Our part time help has returned to work on the ‘honey-do’ list. Dad and I have slipped in a couple of office work days. We have cut back work hours, but our focus remains doing some small drainage jobs that are not usually possible this time of year. I’m glad basketball is still being played. It is different refereeing in an empty gym, but that’s a story for another day.
Every time the weatherman forecasts a rain event, I feel it will be the one that ends the season. That’s just the way it usually goes. But in keeping pace with 2020, why should anything be as usual?
Since we finished harvest a couple weeks ago, we finished up fall tillage. We touched every field that we wanted, and could have done more extensive work. A good chunk of what we did this fall was vertical tillage. This season didn’t ‘beat up’ much ground, so we didn’t see the need to do a lot of chiseling (we’ve done a lot the last several years). The tillage we did was mainly for residue management.
Soil tests results are in
As we harvested, soil tests were being collected by our agronomist. Soon after results and recommendations were returned to us. The local co-op got all our lime spread, even having enough time to do some small spots in fields that we would usually skip until more of the field called for lime. We also did some fall fertilizer which is something we haven’t done much of the last few years. We focused on fixing some micronutrient deficiencies.

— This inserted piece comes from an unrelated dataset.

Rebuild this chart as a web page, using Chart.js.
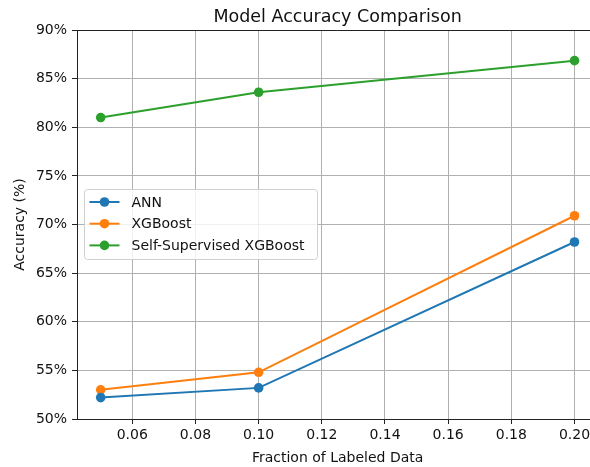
<!DOCTYPE html>
<html>
<head>
<meta charset="utf-8">
<script src="https://cdn.jsdelivr.net/npm/chart.js@4"></script>
<style>
  html, body { margin: 0; padding: 0; background: #fff; overflow: hidden; }
  #clip { position: relative; width: 590px; height: 467px; overflow: hidden; }
  #wrap { position: absolute; left: 0; top: 0; width: 603px; height: 467px; }
  #accChart { width: 603px; height: 467px; display: block; }
</style>
</head>
<body>
<div id="clip"><div id="wrap"><canvas id="accChart" width="603" height="467"></canvas></div></div>
<script>
// data
const fractions = [0.05, 0.10, 0.20];
const annAcc = [52.2, 53.2, 68.2];
const xgbAcc = [53.0, 54.8, 70.9];
const ssXgbAcc = [81.0, 83.6, 86.85];
const xTicks = [0.06, 0.08, 0.10, 0.12, 0.14, 0.16, 0.18, 0.20];
const yTicks = [50, 55, 60, 65, 70, 75, 80, 85, 90];
const chartTitle = "Model Accuracy Comparison";

const FONT = "'DejaVu Sans', sans-serif";
const TEXT = "#111";

function pts(vals) {
    return fractions.map((f, i) => ({ x: f, y: vals[i] }));
}

function series(label, vals, color) {
    return {
        label: label,
        data: pts(vals),
        borderColor: color,
        backgroundColor: color,
        borderWidth: 2,
        pointRadius: 4.8,
        pointHoverRadius: 4.8,
        pointBorderWidth: 0,
        tension: 0
    };
}

// title over the axes, top/right spines and the legend box inside, like matplotlib
const boxAndLegend = {
    id: "boxAndLegend",
    afterDraw(chart) {
        const c = chart.ctx;
        const a = chart.chartArea;
        c.save();
        c.strokeStyle = "#222";
        c.lineWidth = 1;
        c.beginPath();
        c.moveTo(a.left, a.top + 0.5);
        c.lineTo(a.right, a.top + 0.5);
        c.moveTo(a.right - 0.5, a.top);
        c.lineTo(a.right - 0.5, a.bottom);
        c.stroke();

        c.fillStyle = TEXT;
        c.font = "17.5px " + FONT;
        c.textAlign = "center";
        c.textBaseline = "alphabetic";
        c.fillText(chartTitle, (a.left + a.right) / 2, a.top - 8.5);

        // legend
        const x0 = a.left + 7.5, y0 = a.top + 159.5, w = 233, h = 70;
        c.fillStyle = "rgba(255,255,255,0.8)";
        c.strokeStyle = "#d0d0d0";
        c.beginPath();
        c.roundRect(x0, y0, w, h, 3);
        c.fill();
        c.stroke();
        c.font = "14px " + FONT;
        c.textAlign = "left";
        c.textBaseline = "middle";
        chart.data.datasets.forEach((ds, i) => {
            const cy = y0 + 12.5 + i * 21.7;
            c.strokeStyle = ds.borderColor;
            c.lineWidth = 2;
            c.beginPath();
            c.moveTo(x0 + 5, cy);
            c.lineTo(x0 + 35, cy);
            c.stroke();
            c.fillStyle = ds.borderColor;
            c.beginPath();
            c.arc(x0 + 20, cy, 4.8, 0, Math.PI * 2);
            c.fill();
            c.fillStyle = TEXT;
            c.fillText(ds.label, x0 + 47, cy + 1);
        });
        c.restore();
    }
};

const ctx = document.getElementById("accChart").getContext("2d");
window.accChart = new Chart(ctx, {
    type: "line",
    data: {
        datasets: [
            series("ANN", annAcc, "#1f77b4"),
            series("XGBoost", xgbAcc, "#ff7f0e"),
            series("Self-Supervised XGBoost", ssXgbAcc, "#2ca02c")
        ]
    },
    options: {
        responsive: false,
        animation: false,
        layout: { padding: { top: 30, right: 0, bottom: 0, left: 0 } },
        scales: {
            x: {
                type: "linear",
                min: 0.0425,
                max: 0.2075,
                afterBuildTicks: (s) => { s.ticks = xTicks.map(v => ({ value: v })); },
                afterFit: (s) => { s.height = 48; s.paddingLeft = 0; s.paddingRight = 0; },
                border: { color: "#222", width: 1 },
                grid: { color: "#b0b0b0", lineWidth: 1, tickLength: 5, tickColor: "#222" },
                ticks: {
                    color: TEXT,
                    font: { family: FONT, size: 14 },
                    padding: 3,
                    maxRotation: 0,
                    callback: (v) => v.toFixed(2)
                },
                title: {
                    display: true,
                    text: "Fraction of Labeled Data",
                    color: TEXT,
                    font: { family: FONT, size: 14 },
                    padding: { top: 0, bottom: 0 }
                }
            },
            y: {
                min: 50,
                max: 90,
                afterBuildTicks: (s) => { s.ticks = yTicks.map(v => ({ value: v })); },
                afterFit: (s) => { s.width = 77; s.paddingTop = 0; s.paddingBottom = 0; },
                border: { color: "#222", width: 1 },
                grid: { color: "#b0b0b0", lineWidth: 1, tickLength: 5, tickColor: "#222" },
                ticks: {
                    color: TEXT,
                    font: { family: FONT, size: 14 },
                    padding: 5,
                    callback: (v) => v + "%"
                },
                title: {
                    display: true,
                    text: "Accuracy (%)",
                    color: TEXT,
                    font: { family: FONT, size: 14 },
                    padding: { top: 12, bottom: 0 }
                }
            }
        },
        plugins: {
            legend: { display: false },
            tooltip: { enabled: false },
            title: { display: false }
        }
    },
    plugins: [boxAndLegend]
});
</script>
</body>
</html>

With the weather being so conducive to getting this work done, it’ll be interesting to see how the fertilizer markets play out this winter. I think a lot of guys have ‘snuck’ product out the door which will reduce demand. I’m sure with commodity prices up, fertilizer prices will go up, but I think many farmers are ahead of the game right now.
Weed control decisions
We probably should have done some fall herbicides burndown, but we’ve been busy ditching and have given that priority. We hesitated when it came to paying the custom applicator charges when our machine is sitting in the shop keeping warm.
If we don’t have any more opportunities this fall, there will be time in the spring; however, our fear is the warm weather we’ve had lately is giving winter annuals a leg up.